Metallic Hydrogen Sample Mysteriously Disappears: Report

Metallic Hydrogen sample created by Harvard University research team has disappeared mysteriously from the lab. Harvard researchers created first ever sample of metallic hydrogen last month. Metallic hydrogen showcases superconductivity and scientists have been working on producing it for the last eight decades. In year 1935, physicists Eugene Wigner and Hillard Bell Huntington claimed that hydrogen could exist in metallic form under high pressure. Harvard research team was able to produce metallic hydrogen by squeezing it between two diamonds.

The sample produced by Harvard researchers was extremely thin, measuring in microns. The research team cooled hydrogen just below -430 degrees Fahrenheit.

New reports suggest that the metallic hydrogen sample has disappeared or degraded. The micron-thin sample was kept in a diamond vice at absolute zero temperature.

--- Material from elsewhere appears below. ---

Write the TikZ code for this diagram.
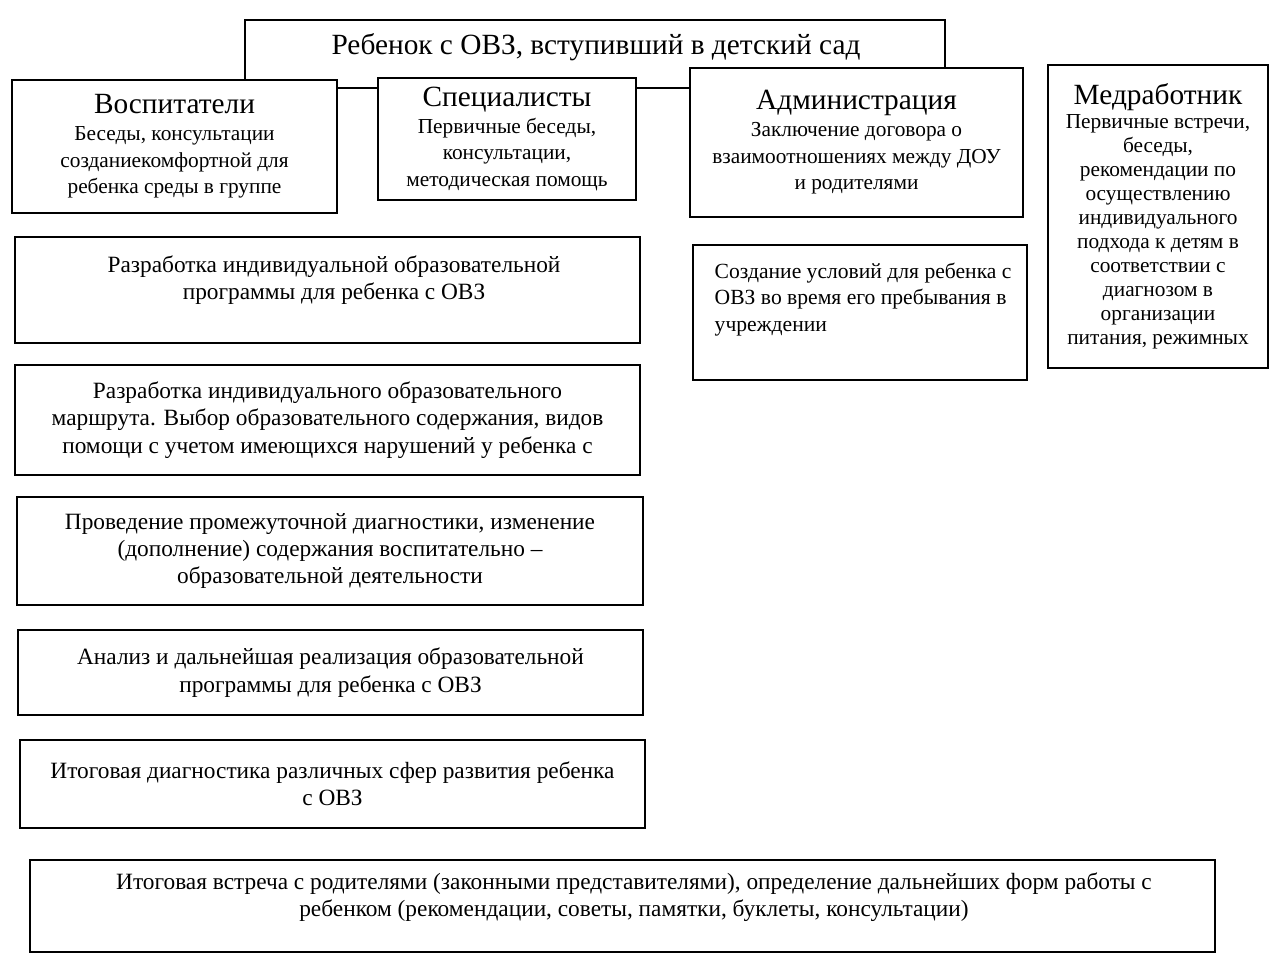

Isaac Silvera, a physicist working on the project, informed, "When you start out at very low pressure, the two atoms in the molecule are very close together. And the molecules themselves are very, very far apart. And finally, they get so close that a proton in one molecule can't decide ‘should I stay bonded to this other one, or should I bond with my neighbor?"

Talking about disappearing act, Silvera said, “It's either someplace at room pressure, very small, or it just turned back into a gas.”

"This disappearance doesn't say anything about the validity of the sample. Anyone who does high pressure works knows that you have failures like this," Silvera added.

Silvera and his research partner Ranga Dias said that they are working on recreating the experiment to produce metallic hydrogen once again.

As per Tech Times report, “Silvera and Dias are confident about their work and even urged other teams to try to reproduce the experiment as they have already shown how they achieved the high pressures and material in the lab.”

They tested the sample’s reflective properties, and according to Silvera, it passed with flying colors: “It's not enough to measure reflection at one wavelength or one color of light. But we measured from the green, blue, red and into the infrared. And we find exactly the behavior that you would expect for a metal.”

Right now, the speck-sized sample remains under high pressure in its diamond vice. But a number of beguiling predictions have been made about metallic hydrogen’s properties, and Rivera is excited to eventually test them. For one, it’s thought that metallic hydrogen could be metastable.